Montessori Material of the Month: Pink Tower

Updated: Jul 9, 2020

by Ms. Anisa Foy, Educational Advisor of AMCA


The Montessori classroom is full of teaching materials. None of these materials are toys, each one teaches the child a concept that is concrete and which the child will later use in the abstract. Every concept is presented to the child through these materials as concrete examples of an abstract idea.


The Pink Tower is a very important piece of material in the primary classroom, usually presented to the child the first month of his/her first year in the classroom.

What are the materials? Ten wooden pink cubes, differing in all three dimensions, the size increases progressively in algebraic series of the third power, starting with the first which is one cubic centimeter.


A small rug, and a small wooden stool or something similar so that the tower can be viewed from three sides. The size should enable the smallest child to reach the top cube.


What is the purpose of this material?


It teaches the child visual discrimination of differences in dimension. Education of voluntary movement, getting each piece centered on top of the last cube.
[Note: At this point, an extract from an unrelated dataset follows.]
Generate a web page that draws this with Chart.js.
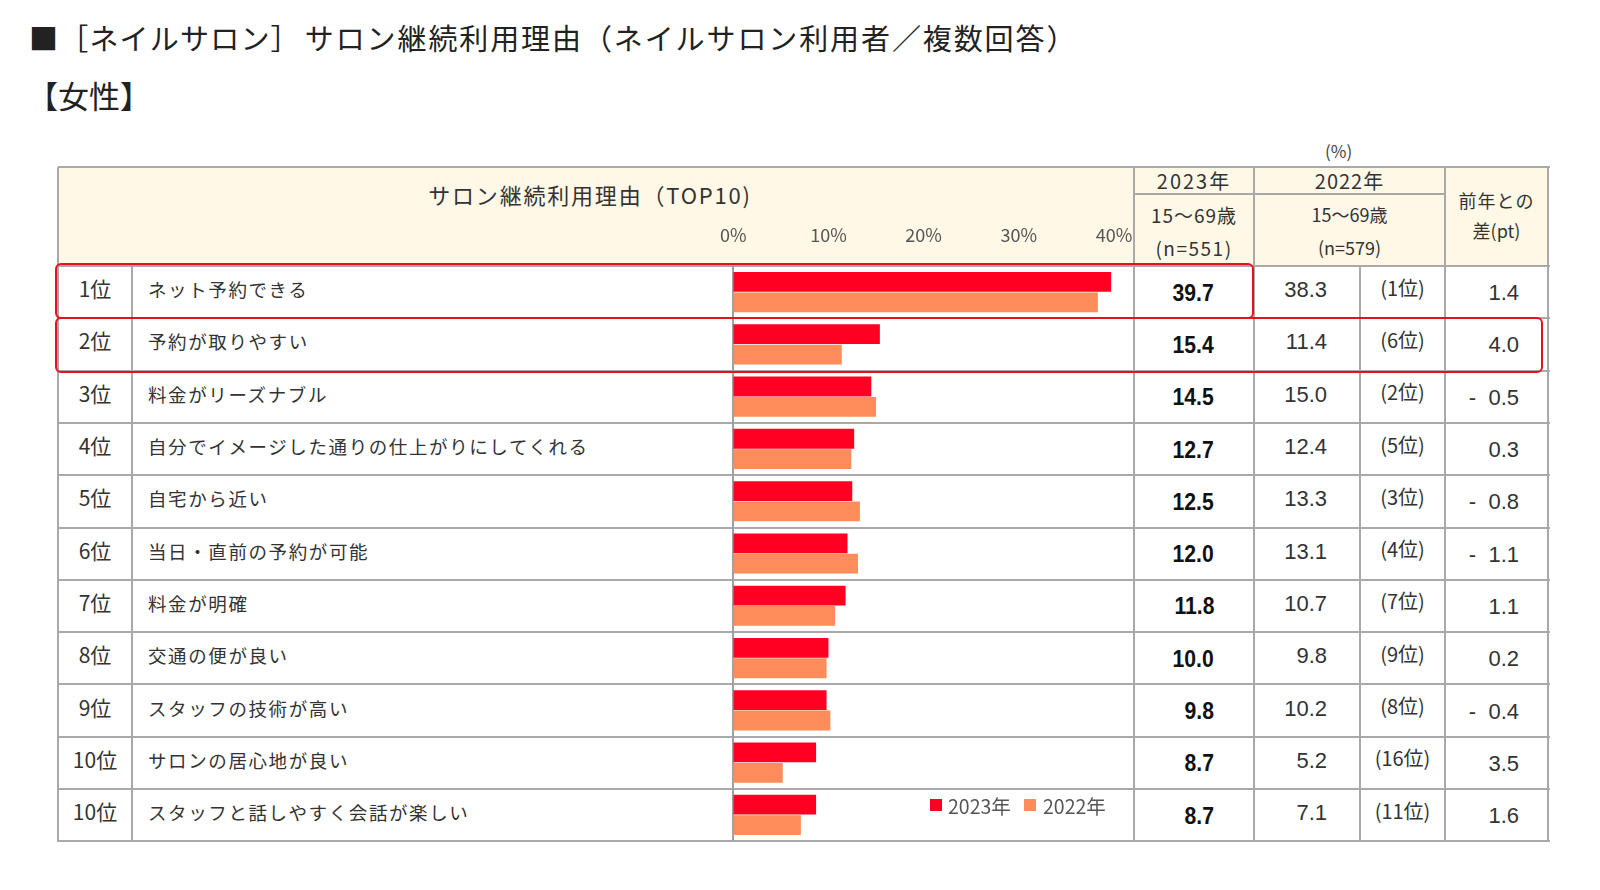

It is also an indirect preparation of the mathematical mind.


It teaches the child language, the superlative and comparative of “small” and “large”


How is this material presented?


The child is invited to lay out a rug, making sure it is far from the where the completed tower stands.


The child and teacher walk back and forth collecting one piece at a time. There is a special technique for collection and carrying, start with the smallest cube, carry from the top using the first four fingers to hold. The teacher and child make ten trips to collect each cube individually. With the larger cubes, we use the other hand to support the cube from the bottom. The cubes are set down at random at the right of the rug.


When all the cubes are collected the teacher invites the child to sit opposite the open space at the rug, the teacher sits by the cubes.


The teacher starts building the tower in front of the child, starting by placing the largest cube in the space in front of the child, using the same carrying techniques as described above. The next largest cube is placed very gently on top of the base cube making sure it is centered, once in place you do not move it. The teacher continues this way, largest to smallest till the tower is complete.


Once the tower is complete invite the child to look at it from all angles admiring it.

The tower is then taken down by the teacher beginning with the smallest cube and working down to the largest, and placed at random to the right, one cube at a time.

At the end of the presentation, the teacher invites the child to build the tower, and walks away, observing from a distance. There is no need for the teacher to correct the child, as there is a control of error in the material. If the cubes are placed incorrectly the tower will not look right. The child is encouraged to repeat the work as long as there is an interest in it. Repetition builds concentration and helps the child to notice the visual discrimination inherent in the material. When the work is done, the teacher will show the child to put the material away one cube at a time, starting with the largest cube and ending with the smallest.


Special Note: There is very little conversation during the presentation, this encourages the child’s whole attention to focus on the presentation and not on the teacher’s words. This is also an individual presentation to one child.